Rumors circulated when TURN was launched that it would emerge as a third union, but Tom Blanford, an associate director for education policy at the NEA, said he did not perceive any desire on the part of TURN members for that to happen, “as long as the national unions continue to be receptive to ideas and supportive of the direction locals are going in.”
He views TURN’s existence as having a positive effect on his organization.
“A lot of the locals that are participating in TURN are on the cutting edge of a lot of education reform issues and are really exploring ways in which the union can be a partner in promoting quality education. That is very valuable to us,” Mr. Blanford said.
Satellites for the Future
Some ideas tossed out at TURN, such as making public schools more like private ones and embracing vouchers for public schools, might appear shocking initially, according to Mr. Urbanski. But, he asserted, “[public] school systems are on their way out and systems of schools are on their way in.
“You put some controls in to ensure fairness, keep school boards and public control of schools, but you don’t keep out the market dynamics and competition. You make standards stick,” Mr. Urbanski said, outlining his vision. In such a system, he said, schools would franchise themselves, and schools that were not performing well would disappear.

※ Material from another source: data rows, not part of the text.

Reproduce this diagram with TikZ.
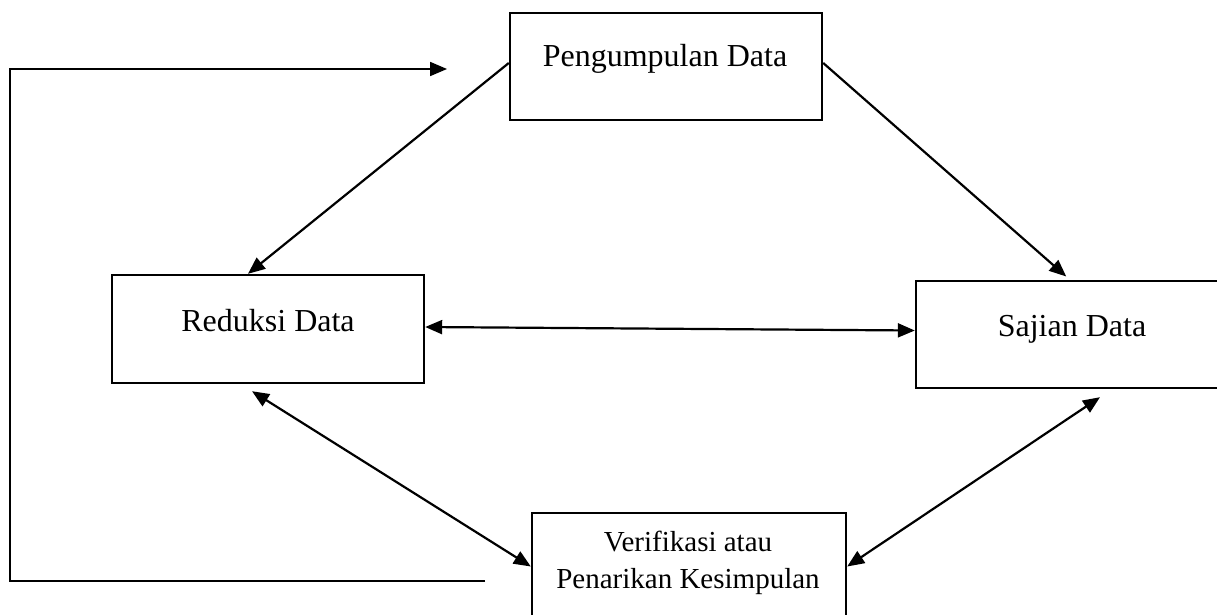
\documentclass[tikz,border=0pt]{standalone}
\usepackage{fontspec}
\setmainfont{Liberation Serif}
\usetikzlibrary{arrows.meta}
\begin{document}
\begin{tikzpicture}[x=1pt,y=-1pt,
  box/.style={draw=black,line width=2.4pt,rectangle,inner sep=0pt},
  txt/.style={inner sep=0pt,anchor=base,font=\fontsize{32}{38}\selectfont},
  stxt/.style={inner sep=0pt,anchor=base,font=\fontsize{29}{37}\selectfont},
  conn/.style={line width=2.2pt,-{Triangle[length=17pt,width=14pt]}},
  bconn/.style={line width=2.2pt,{Triangle[length=17pt,width=14pt]}-{Triangle[length=17pt,width=14pt]}},
  loopline/.style={line width=1.8pt,line join=miter,-{Triangle[length=17pt,width=14pt]}}]
\useasboundingbox (0,0) rectangle (1217,615);
\clip (0,0) rectangle (1217,615);
% boxes
\node[box,minimum width=312pt,minimum height=107pt] (peng) at (666,66.5) {};
\node[box,minimum width=312pt,minimum height=108pt] (red) at (268,329) {};
\node[box,minimum width=340pt,minimum height=107pt] (saj) at (1086,334.5) {};
\node[box,minimum width=314pt,minimum height=107pt] (ver) at (689,566.5) {};
% texts
\node[txt] (tpeng) at (665,67) {Pengumpulan Data};
\node[txt] (tred) at (268,331) {Reduksi Data};
\node[txt] (tsaj) at (1072,336) {Sajian Data};
\node[stxt] (tver1) at (688,551) {Verifikasi atau};
\node[stxt] (tver2) at (688,588) {Penarikan Kesimpulan};
% connectors
\draw[conn] ([yshift=3.5pt]peng.west) -- ([xshift=-20pt]red.north);
\draw[conn,shorten >=5pt] ([yshift=3.5pt]peng.east) -- ([xshift=-16pt]saj.north);
\draw[bconn] ([yshift=2pt]red.east) -- ([yshift=4pt]saj.west);
\draw[bconn] ([xshift=-16pt,yshift=-7pt]red.south) -- (ver.west);
\draw[bconn] ([xshift=14pt,yshift=-8pt]saj.south) -- (ver.east);
% feedback loop
\coordinate (loopS) at (485,581);
\coordinate (loopBL) at (10,581);
\coordinate (loopTL) at (10,69);
\coordinate (loopE) at (447,69);
\draw[loopline] (loopS) -- (loopBL) -- (loopTL) -- (loopE);
\end{tikzpicture}
\end{document}
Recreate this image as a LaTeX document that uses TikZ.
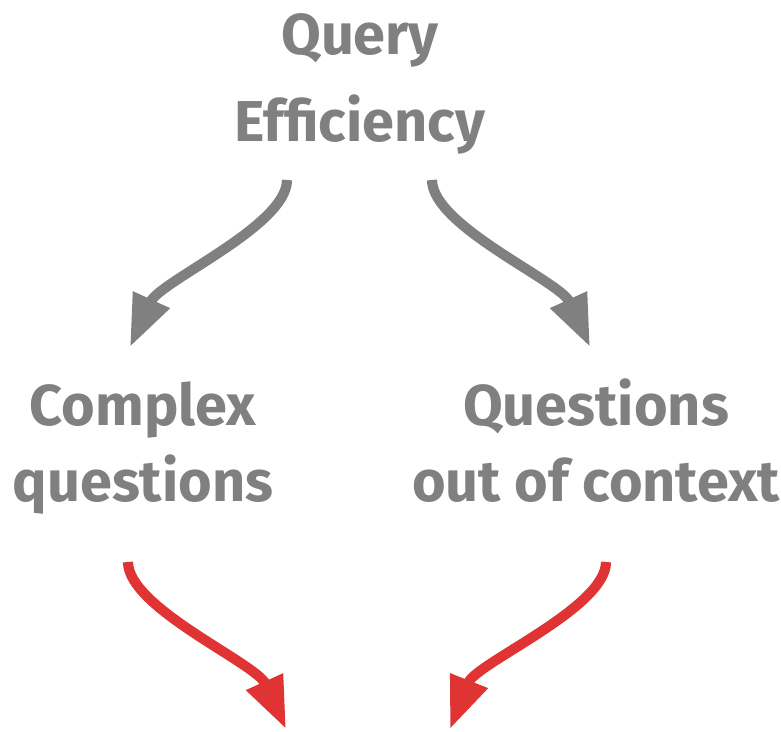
\documentclass[tikz,border=0pt]{standalone}
\usepackage{fontspec}
\usepackage{tikz}
\usetikzlibrary{positioning,arrows.meta}
\newfontfamily\labelfont{Fira Sans}
\definecolor{textgray}{RGB}{128,128,128}
\definecolor{arrowred}{RGB}{224,51,51}

\begin{document}
\begin{tikzpicture}[
x=0.025cm,y=0.025cm,
>={Triangle[length=13mm,width=9.5mm]},
toplabel/.style={
text=textgray,
align=center,
anchor=base,
inner sep=0pt,
font=\labelfont\bfseries\fontsize{41pt}{62pt}\selectfont
},
label/.style={
text=textgray,
align=center,
anchor=base,
inner sep=0pt,
font=\labelfont\bfseries\fontsize{41pt}{54pt}\selectfont
},
grayarrow/.style={->,line width=7.2pt,draw=textgray},
redarrow/.style={->,line width=7.2pt,draw=arrowred}
]
\useasboundingbox (0,0) rectangle (781,731);

%---------------- Top ----------------%

\node[toplabel] (query) at (360,589) {Query\\Efficiency};

\coordinate (qleft) at (287,551);
\coordinate (qright) at (432,551);

%---------------- Middle ----------------%

\node[label] (complex) at (143,230) {Complex\\questions};

\node[label] (context) at (596,230) {Questions\\out of context};

\coordinate (cstart) at (128,169);
\coordinate (ostart) at (606,169);

%---------------- Bottom ----------------%

\coordinate (cend) at (286,2);
\coordinate (oend) at (450,2);

%---------------- Connections ----------------%

\draw[grayarrow] (qleft) .. controls (287,505) and (160,450) .. (130,384);
\draw[grayarrow] (qright) .. controls (432,505) and (560,450) .. (590,384);

\draw[redarrow] (cstart) .. controls (128,123) and (256,68) .. (cend);
\draw[redarrow] (ostart) .. controls (606,123) and (476,68) .. (oend);

\end{tikzpicture}
\end{document}
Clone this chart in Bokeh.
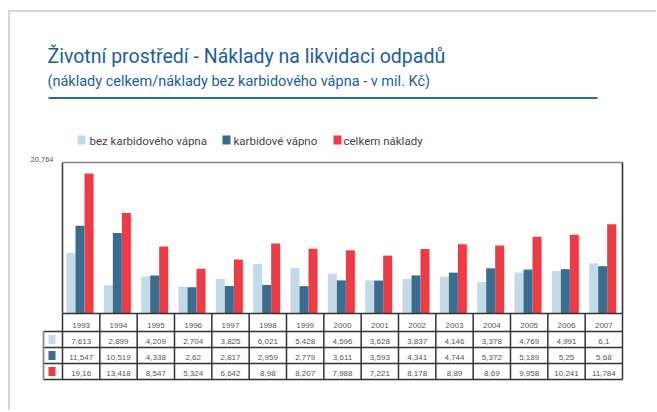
from bokeh.plotting import figure
from bokeh.models import Range1d, ColumnDataSource
from bokeh.transform import dodge
from bokeh.core.properties import value
from bokeh.embed import file_html
from bokeh.resources import INLINE

# ---------------- data ----------------
years = ["1993", "1994", "1995", "1996", "1997", "1998", "1999", "2000",
         "2001", "2002", "2003", "2004", "2005", "2006", "2007"]
bez_karbidoveho = [7.613, 2.899, 4.209, 2.704, 3.825, 6.021, 5.428, 4.596,
                   3.628, 3.837, 4.146, 3.378, 4.769, 4.991, 6.1]
karbidove = [11.547, 10.519, 4.338, 2.62, 2.817, 2.959, 2.779, 3.611,
             3.593, 4.341, 4.744, 5.372, 5.189, 5.25, 5.68]
celkem = [19.16, 13.418, 8.547, 5.324, 6.642, 8.98, 8.207, 7.988,
          7.221, 8.178, 8.89, 8.69, 9.958, 10.241, 11.784]
series_names = ["bez karbidového vápna", "karbidové vápno", "celkem náklady"]
title = "Životní prostředí - Náklady na likvidaci odpadů"
subtitle = "(náklady celkem/náklady bez karbidového vápna - v mil. Kč)"
y_top = 20.764
y_top_label = "20,764"
y_floor = -1.2

# ---------------- style / layout ----------------
COLORS = ["#c3dbe8", "#386d8f", "#f03a44"]
TITLE_COLOR = "#1c5e9d"
TEXT_GRAY = "#555555"
SANS = value("Roboto")
TABLE_FONT = value("Liberation Sans")

OX, OY = 0, 0          # page position of the canvas
W, H = 656, 410
PX_L, PX_R, PY_T, PY_B = 62, 622, 162, 313
n = len(years)
SX = (PX_R - PX_L) / n
SY = (PY_B - PY_T) / (y_top - y_floor)


def X(px):
    return -0.5 + (px - PX_L) / SX


def Y(py):
    return y_floor + (PY_B - py) / SY


p = figure(width=W, height=H, output_backend="svg", toolbar_location=None,
           x_range=Range1d(X(OX), X(OX + W)), y_range=Range1d(Y(OY + H), Y(OY)),
           min_border=0, outline_line_color=None, background_fill_color="white",
           border_fill_color="white")
p.axis.visible = False
p.grid.visible = False

# outer light frame
p.segment(x0=[X(8.5), X(8)], y0=[Y(10), Y(10.5)], x1=[X(8.5), X(OX + W)], y1=[Y(OY + H), Y(10.5)],
          line_color="#cccccc", line_width=1.6)

# titles
p.text(x=[X(47)], y=[Y(56)], text=[title], text_font=SANS, text_font_size="19.5px",
       text_color=TITLE_COLOR, text_baseline="alphabetic")
p.text(x=[X(47)], y=[Y(80.5)], text=[subtitle], text_font=SANS, text_font_size="14.5px",
       text_color=TITLE_COLOR, text_baseline="alphabetic")
p.segment(x0=[X(48)], y0=[Y(97.5)], x1=[X(597)], y1=[Y(97.5)], line_color="#2c6aa7", line_width=2)

# legend
leg_sq_x = [77, 222, 333]
leg_tx_x = [89, 233, 343]
for i in range(3):
    p.rect(x=[X(leg_sq_x[i] + 4)], y=[Y(139.5)], width=8 / SX, height=9 / SY,
           fill_color=COLORS[i], line_color=None)
    p.text(x=[X(leg_tx_x[i])], y=[Y(140)], text=[series_names[i]], text_font=SANS,
           text_font_size="11.5px", text_color="#444444", text_baseline="alphabetic")

# y top label
p.text(x=[X(53)], y=[Y(159)], text=[y_top_label], text_font=TABLE_FONT, text_font_size="7.5px",
       text_color=TEXT_GRAY, text_baseline="alphabetic", text_align="right")

# bars
src = ColumnDataSource(dict(x=list(range(n)), bez=bez_karbidoveho, karb=karbidove, cel=celkem))
bw = 9 / SX
offsets = [-0.272, -0.031, 0.21]
for col, off, c in zip(["bez", "karb", "cel"], offsets, COLORS):
    p.vbar(x=dodge("x", off), top=col, bottom=y_floor, width=bw, source=src,
           fill_color=c, line_color=None)

# plot frame
p.segment(x0=[-0.5], y0=[y_floor], x1=[-0.5], y1=[y_top], line_color="#444444", line_width=1.6)
p.segment(x0=[-0.5], y0=[y_top], x1=[n - 0.5], y1=[y_top], line_color="#888888", line_width=1.6)
p.segment(x0=[n - 0.5], y0=[y_floor], x1=[n - 0.5], y1=[y_top], line_color="#333333", line_width=1.6)

# table
row_lines = [313, 331, 347, 363, 379]
table_left = 43
p.segment(x0=[-0.5, X(table_left), X(table_left), X(table_left), X(table_left)],
          y0=[Y(r) for r in row_lines],
          x1=[n - 0.5] * 5, y1=[Y(r) for r in row_lines],
          line_color="#333333", line_width=1.5)
vx = [i - 0.5 for i in range(n + 1)]
p.segment(x0=vx, y0=[Y(313)] * len(vx), x1=vx, y1=[Y(379)] * len(vx),
          line_color="#333333", line_width=1.5)
p.segment(x0=[X(table_left)], y0=[Y(331)], x1=[X(table_left)], y1=[Y(379)],
          line_color="#888888", line_width=1.8)

p.text(x=list(range(n)), y=[Y(324.5)] * n, text=years, text_font=TABLE_FONT,
       text_font_size="8px", text_color=TEXT_GRAY, text_align="center",
       text_baseline="alphabetic")


def fmt(v):
    return f"{v:.3f}".rstrip("0").rstrip(".").replace(".", ",")


row_base = [340.5, 356.5, 372.7]
for r, series in enumerate([bez_karbidoveho, karbidove, celkem]):
    p.text(x=list(range(n)), y=[Y(row_base[r])] * n, text=[fmt(v) for v in series],
           text_font=TABLE_FONT, text_font_size="8px", text_color=TEXT_GRAY,
           text_align="center", text_baseline="alphabetic")
    cy = (row_lines[r + 1] + row_lines[r + 2]) / 2
    p.rect(x=[X(51.5)], y=[Y(cy)], width=7 / SX, height=9 / SY,
           fill_color=COLORS[r], line_color=None)

open("out.html", "w").write(file_html(p, INLINE))
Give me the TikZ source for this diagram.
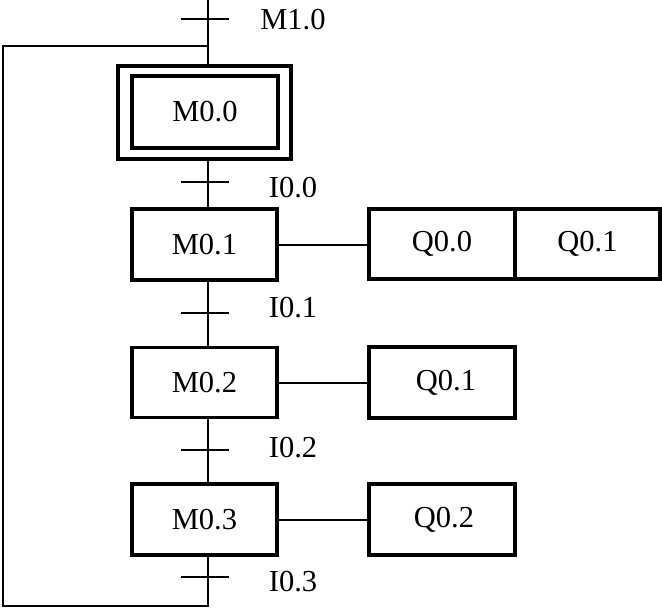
\documentclass[tikz,border=0pt]{standalone}
\usepackage{fontspec}
\setmainfont{Liberation Serif}
\usetikzlibrary{calc}
\begin{document}
\begin{tikzpicture}[x=1pt,y=-1pt,
  box/.style={draw, line width=3.2pt, inner sep=0pt, font=\fontsize{30.5}{32}\selectfont},
  lbl/.style={inner sep=0pt, font=\fontsize{30.5}{32}\selectfont},
  ln/.style={line width=2pt},
  bar/.style={line width=2pt}]
\useasboundingbox (0,0) rectangle (662,608);
% steps
\node[box, minimum width=173pt, minimum height=93pt] (m00o) at (204.5,112.5) {};
\node[box, minimum width=146pt, minimum height=72pt] (m00) at (205,112) {M0.0};
\node[box, minimum width=145pt, minimum height=71pt] (m01) at (204.5,244.5) {M0.1};
\node[box, minimum width=145pt, minimum height=70pt] (m02) at (204.5,382.5) {M0.2};
\node[box, minimum width=145pt, minimum height=71pt] (m03) at (204.5,519.5) {M0.3};
% actions
\node[box, minimum width=146pt, minimum height=70pt] (q00) at (442,244) {Q0.0};
\node[box, minimum width=145pt, minimum height=70pt] (q01a) at (587.5,244) {Q0.1};
\node[box, minimum width=146pt, minimum height=71pt] (q01b) at (442,382.5) {\hspace*{8pt}Q0.1};
\node[box, minimum width=146pt, minimum height=71pt] (q02) at (442,519.5) {\hspace*{4pt}Q0.2};
% transition coordinates
\coordinate (top) at (207.5,0);
\coordinate (t0) at (207.5,19);
\coordinate (j) at (207.5,46);
\coordinate (t1) at (207.5,182);
\coordinate (t2) at (207.5,313);
\coordinate (t3) at (207.5,450);
\coordinate (t4) at (207.5,577);
\coordinate (bot) at (207.5,606);
\coordinate (cl) at (2.5,46);
% spine
\draw[ln] (top) -- (m00o.north -| top);
\draw[ln] (m00o.south -| top) -- (m01.north -| top);
\draw[ln] (m01.south -| top) -- (m02.north -| top);
\draw[ln] (m02.south -| top) -- (m03.north -| top);
\draw[ln] (m03.south -| top) -- (bot) -| (cl) -- (j);
% transition bars
\foreach \t in {t0,t1,t2,t3,t4} \draw[bar] ($(\t)+(-27,0)$) -- ($(\t)+(21,0)$);
% action links
\draw[ln] (m01.east) -- (m01.east -| q00.west);
\draw[ln] (m02.east) -- (m02.east -| q01b.west);
\draw[ln] (m03.east) -- (m03.east -| q02.west);
% labels
\node[lbl] (l0) at (293,20) {M1.0};
\node[lbl] (l1) at (293,188) {I0.0};
\node[lbl] (l2) at (293,308) {I0.1};
\node[lbl] (l3) at (293,448) {I0.2};
\node[lbl] (l4) at (293,582) {I0.3};
\end{tikzpicture}
\end{document}
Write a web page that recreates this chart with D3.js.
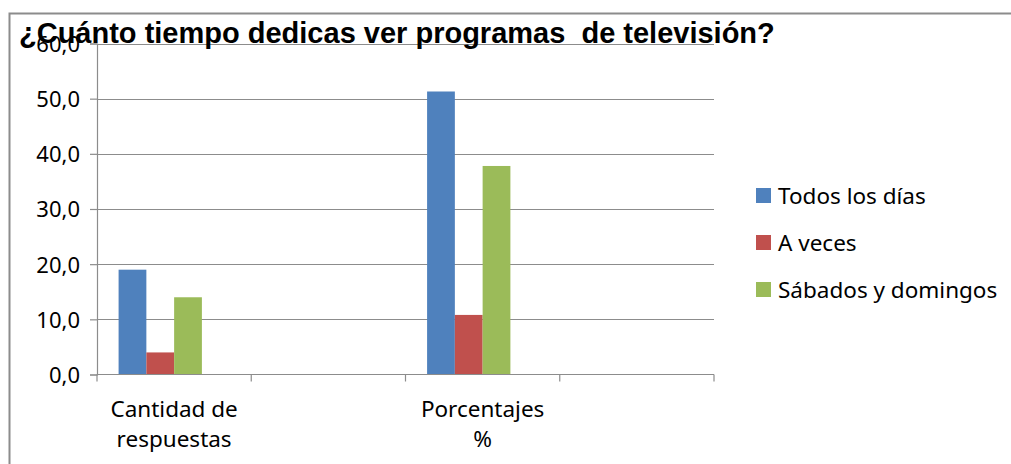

Teacher unions must provide leadership for the collective voice of their members. Teacher unions have a responsibility to students, their families, and to the broader society. Teacher unions are committed to public education as a vital element of our democracy. What unites these responsibilities is our commitment to help all children learn.
We affirm the unions’ responsibility to collaborate with other stakeholders in public education and to seek consistently higher levels of student achievement by:
• Improving continuously the quailty of teaching;
• Promoting in public education and in the union democratic dynamics, fairness, and due process for all;
• Seeking to expand the scope of collective bargaining to include instructional and professional issues;
• Improving on an ongoing basis the terms and conditions under which both adults and children work and learn.
SOURCE: Teacher Union Reform Network
“The design has to be honed. It ought to come from an unlikely source,” said Mr. Urbanski, who has led TURN since it was created and is a national vice president of the AFT. “Unions must start doing what they are ‘unsupposed’ to do.”
While Mr. Urbanski gives the network some credit for sustaining conversations on reform, he regrets that it has not yet found a way to affect the majority of teachers’ unions. Only 31 NEA and AFT locals are members, up from 21 when turn started. “We will have to figure that out,” Mr. Urbanski said.
The answer could lie in setting up satellites of TURN such as the ones that are already active in the Great Lakes region, California, and in the Northeast. Attempts are under way to establish others.
David A. Schutten, the president of the Organization of DeKalb Educators, in DeKalb County, Ga., said a satellite in his state would help locals take up such causes as advancing high-quality classroom teaching.
“I hope that within the next few years, we will have a TURN satellite within driving distance of every local,” Mr. Urbanski said.
Further, he added, “we will have to go to different levels and challenge conventional thinking a lot more. We will have to challenge the national conversation on education reform.”
The network’s most outstanding success, Mr. Urbanski said, is that it’s survived.
“We are still at it. The general public realizes that unions can be part of the solution,” he said, “and that sometimes reforms fare best if spearheaded by unions, and that strong and tough don’t necessarily mean adversarial.”